Pertama, FK UNS menjunjung tinggi dan berkomitmen menyelenggarakan pendidikan kedokteran yang bermutu sehingga mampu menghasilkan lulusan dokter, dokter spesialis dan sub-spesialis serta tenaga kesehatan lainnya yang kompeten dan beretika untuk memberikan pelayanan terbaik bagi masyarakat.
Kedua, pendidikan kedokteran yang bermutu sangat penting bagi transformasi kesehatan yang sekarang dicanangkan oleh Kemenkes, guna memperluas akses layanan kesehatan kepada masyarakat. Mutu pendidikan perlu dikawal dengan kompetensi yang standar.
Ketiga, pendidikan kedokteran yang bermutu perlu diselenggarakan dalam konsep academic health systems, yang mengintegrasikan pendidikan dan pelayanan kesehatan sebagai pilar yang tidak terpisahkan.
Keempat, pendidikan dokter spesialis yang hospital based tidak mengganggu university based yang sudah ada.
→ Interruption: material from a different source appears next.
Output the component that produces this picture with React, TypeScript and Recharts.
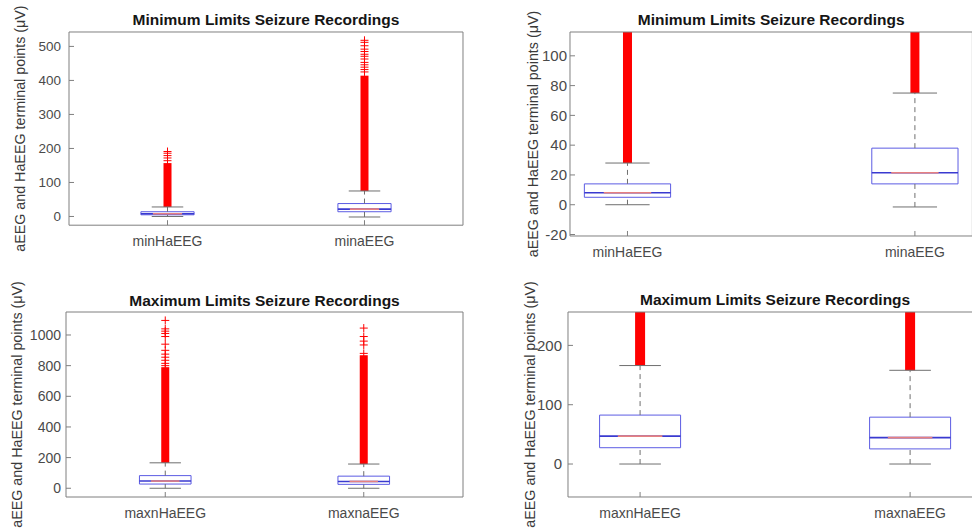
import React from 'react';
import { ComposedChart, XAxis, YAxis, ReferenceArea, ReferenceLine, Scatter, Label } from 'recharts';

// ---------- DATA ----------
const minCategories = ['minHaEEG', 'minaEEG'];
const maxCategories = ['maxnHaEEG', 'maxnaEEG'];

// box statistics: [lower whisker, q1, median, q3, upper whisker]
const minHaEEGStats = [0, 5, 8, 14, 28];
const minaEEGStats = [-1.5, 14, 21.5, 38, 75];
const maxnHaEEGStats = [0, 27.5, 47, 82.5, 166];
const maxnaEEGStats = [0, 25.5, 44.5, 79, 158];

// ranges where outliers are packed so densely they form a solid column: [from, to]
const minHaEEGDense = [28, 157];
const minaEEGDense = [75, 414];
const maxnHaEEGDense = [166, 790];
const maxnaEEGDense = [158, 868];

// isolated outliers above the dense run
const minHaEEGOutliers = [164, 172, 179, 186, 191];
const minaEEGOutliers = [425, 432, 439, 446, 453, 463, 471, 477, 485, 492, 502, 512, 518];
const maxnHaEEGOutliers = [800, 815, 835, 855, 875, 900, 940, 990, 1010, 1025, 1040, 1095];
const maxnaEEGOutliers = [880, 935, 960, 990, 1045];

// tick values
const minFullTicks = [0, 100, 200, 300, 400, 500];
const minZoomTicks = [-20, 0, 20, 40, 60, 80, 100];
const maxFullTicks = [0, 200, 400, 600, 800, 1000];
const maxZoomTicks = [0, 100, 200];
const categoryTicks = [1, 2];

const minTitle = 'Minimum Limits Seizure Recordings';
const maxTitle = 'Maximum Limits Seizure Recordings';
const yLabel = 'aEEG and HaEEG terminal points (\u03bcV)';

// ---------- LAYOUT ----------
const FONT = '"Liberation Sans", Arial, Helvetica, sans-serif';
const AXIS_W = 60;
const TOP_H = 30;
const BOTTOM_H = 40;
const RIGHT_W = 1;
const AXIS_COLOR = '#7f7f7f';
const TICK_COLOR = '#4a4a4a';
const BOX_COLOR = '#5b5be3';
const MEDIAN_BLUE = '#3a3ad0';
const MEDIAN_RED = '#e68080';
const WHISKER_COLOR = '#6e6e6e';
const OUT_COLOR = '#ff0000';

type Series = { stats: number[]; dense: number[]; outliers: number[] };

type PanelCfg = {
  plotLeft: number; plotTop: number; plotRight: number; plotBottom: number;
  xDomain: [number, number]; yDomain: [number, number]; yTicks: number[];
  categories: string[]; series: Series[]; title: string;
  boxHalf: number; capHalf: number; labelGap: number; yTickMargin: number; bandW: number;
  yTickFont: number;
};

const minSeries: Series[] = [
  { stats: minHaEEGStats, dense: minHaEEGDense, outliers: minHaEEGOutliers },
  { stats: minaEEGStats, dense: minaEEGDense, outliers: minaEEGOutliers },
];
const maxSeries: Series[] = [
  { stats: maxnHaEEGStats, dense: maxnHaEEGDense, outliers: maxnHaEEGOutliers },
  { stats: maxnaEEGStats, dense: maxnaEEGDense, outliers: maxnaEEGOutliers },
];

const panels: PanelCfg[] = [
  {
    plotLeft: 69, plotTop: 32.3, plotRight: 463, plotBottom: 225.5,
    xDomain: [0.5, 2.5], yDomain: [-25.6, 542.4], yTicks: minFullTicks,
    categories: minCategories, series: minSeries, title: minTitle,
    boxHalf: 0.135, capHalf: 0.08, labelGap: 49, yTickMargin: 13, bandW: 8, yTickFont: 13.5,
  },
  {
    plotLeft: 570, plotTop: 32, plotRight: 972.4, plotBottom: 236,
    xDomain: [0.8, 2.2], yDomain: [-21, 116], yTicks: minZoomTicks,
    categories: minCategories, series: minSeries, title: minTitle,
    boxHalf: 0.15, capHalf: 0.077, labelGap: 37, yTickMargin: 8, bandW: 9, yTickFont: 15,
  },
  {
    plotLeft: 66, plotTop: 312, plotRight: 463, plotBottom: 497,
    xDomain: [0.5, 2.5], yDomain: [-57, 1150], yTicks: maxFullTicks,
    categories: maxCategories, series: maxSeries, title: maxTitle,
    boxHalf: 0.13, capHalf: 0.079, labelGap: 49, yTickMargin: 10, bandW: 8, yTickFont: 14,
  },
  {
    plotLeft: 568, plotTop: 312, plotRight: 982.2, plotBottom: 497,
    xDomain: [0.733, 2.267], yDomain: [-55.6, 256.3], yTicks: maxZoomTicks,
    categories: maxCategories, series: maxSeries, title: maxTitle,
    boxHalf: 0.15, capHalf: 0.077, labelGap: 38, yTickMargin: 11, bandW: 10, yTickFont: 15,
  },
];

function Panel({ cfg }: { cfg: PanelCfg }) {
  const plotW = cfg.plotRight - cfg.plotLeft;
  const plotH = cfg.plotBottom - cfg.plotTop;
  const width = AXIS_W + plotW + RIGHT_W;
  const height = TOP_H + plotH + BOTTOM_H;
  const clipTop = TOP_H;
  const clipBottom = TOP_H + plotH;

  const PlusMarker = (props: any) => {
    const { cx, cy } = props;
    if (cx == null || cy == null) return null;
    if (cy < clipTop || cy > clipBottom) return null;
    const r = 4;
    return (
      <path
        d={`M${cx - r},${cy}H${cx + r}M${cx},${cy - r}V${cy + r}`}
        stroke={OUT_COLOR}
        strokeWidth={1}
        fill="none"
      />
    );
  };

  const renderYLabel = (p: any) => {
    const vb = p && p.viewBox ? p.viewBox : { x: 0, y: TOP_H, width: AXIS_W, height: plotH };
    const cx = vb.x + vb.width - cfg.labelGap;
    const cy = vb.y + vb.height / 2;
    return (
      <text
        x={cx}
        y={cy}
        transform={`rotate(-90, ${cx}, ${cy})`}
        textAnchor="middle"
        dominantBaseline="central"
        fontSize={14.3}
        fontFamily={FONT}
        fill="#3a3a3a"
      >
        {yLabel}
      </text>
    );
  };

  const renderTitle = (p: any) => {
    const vb = p && p.viewBox ? p.viewBox : { x: AXIS_W, y: 0, width: plotW, height: TOP_H };
    const cx = vb.x + vb.width / 2;
    const cy = vb.y + vb.height - 12;
    return (
      <text
        x={cx}
        y={cy}
        textAnchor="middle"
        dominantBaseline="central"
        fontSize={15.5}
        fontWeight="bold"
        fontFamily={FONT}
        fill="#151515"
      >
        {cfg.title}
      </text>
    );
  };

  const elements: React.ReactNode[] = [];
  cfg.series.forEach((s, i) => {
    const pos = i + 1;
    const [lo, q1, med, q3, hi] = s.stats;
    const bw = cfg.bandW;
    elements.push(
      <ReferenceArea
        key={`band${i}`}
        xAxisId="b"
        yAxisId="l"
        x1={pos - 0.001}
        x2={pos + 0.001}
        y1={s.dense[0]}
        y2={s.dense[1]}
        ifOverflow="hidden"
        shape={(p: any) => {
          const top = Math.max(p.y, clipTop);
          const bottom = Math.min(p.y + p.height, clipBottom);
          if (bottom <= top) return <g />;
          return (
            <rect x={p.x + p.width / 2 - bw / 2} y={top} width={bw} height={bottom - top} fill={OUT_COLOR} />
          );
        }}
      />,
      <ReferenceLine
        key={`wu${i}`}
        xAxisId="b"
        yAxisId="l"
        segment={[{ x: pos, y: q3 }, { x: pos, y: hi }]}
        stroke={WHISKER_COLOR}
        strokeDasharray="5 4"
        ifOverflow="hidden"
      />,
      <ReferenceLine
        key={`wl${i}`}
        xAxisId="b"
        yAxisId="l"
        segment={[{ x: pos, y: lo }, { x: pos, y: q1 }]}
        stroke={WHISKER_COLOR}
        strokeDasharray="5 4"
        ifOverflow="hidden"
      />,
      <ReferenceLine
        key={`cu${i}`}
        xAxisId="b"
        yAxisId="l"
        segment={[{ x: pos - cfg.capHalf, y: hi }, { x: pos + cfg.capHalf, y: hi }]}
        stroke={WHISKER_COLOR}
        ifOverflow="hidden"
      />,
      <ReferenceLine
        key={`cl${i}`}
        xAxisId="b"
        yAxisId="l"
        segment={[{ x: pos - cfg.capHalf, y: lo }, { x: pos + cfg.capHalf, y: lo }]}
        stroke={WHISKER_COLOR}
        ifOverflow="hidden"
      />,
      <ReferenceArea
        key={`box${i}`}
        xAxisId="b"
        yAxisId="l"
        x1={pos - cfg.boxHalf}
        x2={pos + cfg.boxHalf}
        y1={q1}
        y2={q3}
        fill="none"
        fillOpacity={0}
        stroke={BOX_COLOR}
        strokeWidth={1}
        ifOverflow="hidden"
      />,
      <ReferenceLine
        key={`mb${i}`}
        xAxisId="b"
        yAxisId="l"
        segment={[{ x: pos - cfg.boxHalf, y: med }, { x: pos + cfg.boxHalf, y: med }]}
        stroke={MEDIAN_BLUE}
        strokeWidth={1.6}
        ifOverflow="hidden"
      />,
      <ReferenceLine
        key={`mr${i}`}
        xAxisId="b"
        yAxisId="l"
        segment={[{ x: pos - cfg.boxHalf * 0.55, y: med }, { x: pos + cfg.boxHalf * 0.55, y: med }]}
        stroke={MEDIAN_RED}
        strokeWidth={1.6}
        ifOverflow="hidden"
      />
    );
  });

  const scatterData = cfg.series.flatMap((s, i) => s.outliers.map((v) => ({ x: i + 1, y: v })));

  return (
    <div style={{ position: 'absolute', left: cfg.plotLeft - AXIS_W, top: cfg.plotTop - TOP_H }}>
      <ComposedChart width={width} height={height} margin={{ top: 0, right: 0, bottom: 0, left: 0 }}>
        <XAxis
          xAxisId="b"
          orientation="bottom"
          type="number"
          dataKey="x"
          scale="linear"
          domain={cfg.xDomain}
          allowDataOverflow
          ticks={categoryTicks}
          interval={0}
          height={BOTTOM_H}
          tickFormatter={(v: number) => cfg.categories[Math.round(v) - 1] || ''}
          tick={{ fill: TICK_COLOR, fontSize: 14, fontFamily: FONT }}
          tickSize={-5}
          tickMargin={16}
          axisLine={{ stroke: AXIS_COLOR }}
          tickLine={{ stroke: AXIS_COLOR }}
        />
        <XAxis
          xAxisId="t"
          orientation="top"
          type="number"
          dataKey="x"
          scale="linear"
          domain={cfg.xDomain}
          allowDataOverflow
          ticks={categoryTicks}
          interval={0}
          height={TOP_H}
          tick={false}
          tickSize={-5}
          axisLine={{ stroke: AXIS_COLOR }}
          tickLine={{ stroke: AXIS_COLOR }}
        >
          <Label content={renderTitle} />
        </XAxis>
        <YAxis
          yAxisId="l"
          orientation="left"
          type="number"
          dataKey="y"
          scale="linear"
          domain={cfg.yDomain}
          allowDataOverflow
          ticks={cfg.yTicks}
          interval={0}
          width={AXIS_W}
          tick={{ fill: TICK_COLOR, fontSize: cfg.yTickFont, fontFamily: FONT }}
          tickSize={-5}
          tickMargin={cfg.yTickMargin}
          axisLine={{ stroke: AXIS_COLOR }}
          tickLine={{ stroke: AXIS_COLOR }}
        >
          <Label content={renderYLabel} />
        </YAxis>
        <YAxis
          yAxisId="r"
          orientation="right"
          type="number"
          dataKey="y"
          scale="linear"
          domain={cfg.yDomain}
          allowDataOverflow
          ticks={cfg.yTicks}
          interval={0}
          width={RIGHT_W}
          tick={false}
          tickSize={-5}
          axisLine={{ stroke: AXIS_COLOR }}
          tickLine={{ stroke: AXIS_COLOR }}
        />
        {elements}
        <Scatter
          xAxisId="b"
          yAxisId="l"
          data={scatterData}
          dataKey="y"
          shape={PlusMarker}
          isAnimationActive={false}
        />
      </ComposedChart>
    </div>
  );
}

export default function App() {
  return (
    <div
      style={{
        position: 'absolute',
        left: 0,
        top: 0,
        width: 972,
        height: 531,
        overflow: 'hidden',
        background: '#ffffff',
        fontFamily: FONT,
      }}
    >
      {panels.map((cfg, i) => (
        <Panel key={i} cfg={cfg} />
      ))}
    </div>
  );
}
Pendidikan hospital based tidak dilakukan di rumah sakit pendidikan utama (RSPU) dari FK yang sudah ada.
Kelima, untuk mewujudkan pendidikan kedokteran yang bermutu dalam kerangka academic health systems, perlu adanya kerja sama/kolaborasi dengan semangat kemitraan yang kuat yang bercirikan adanya kepercayaan/trust, keseimbangan dalam pengambilan keputusan bersama dan komunikasi yang baik.
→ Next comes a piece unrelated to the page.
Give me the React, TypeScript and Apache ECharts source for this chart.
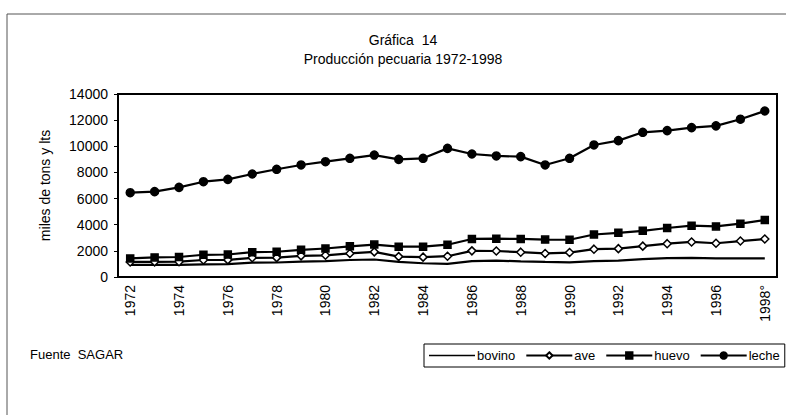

Dan point keenam, menyikapi apa yang terjadi akhir-akhir ini, maka FK UNS menyerukan agar jajaran Kemenkes membuka ruang untuk berdialog kembali dengan jajaran Kementerian Pendidikan Tinggi, Sains dan Teknologi, Universitas Penyelenggara Pendidikan Kedokteran, Organisasi Profesi dan institusi relevan lainnya untuk dapat melakukan kompromi dengan azas musyawarah mufakat berdasarkan aturan/regulasi yang ada, untuk kepentingan pendidikan kedokteran Indonesia.
“Melihat perkembangan terakhir, kami berharap semua pihak dapat kembali duduk bersama dan mencari solusi terbaik untuk masa depan pendidikan kedokteran di Indonesia. Sehingga kami dari FK mengusulkan point 6 supaya dilakukan kompromi dengan azas musyawarah mufakat berdasarkan aturan/regulasi yang ada, untuk kepentingan pendidikan kedokteran Indonesia,” pungkasnya.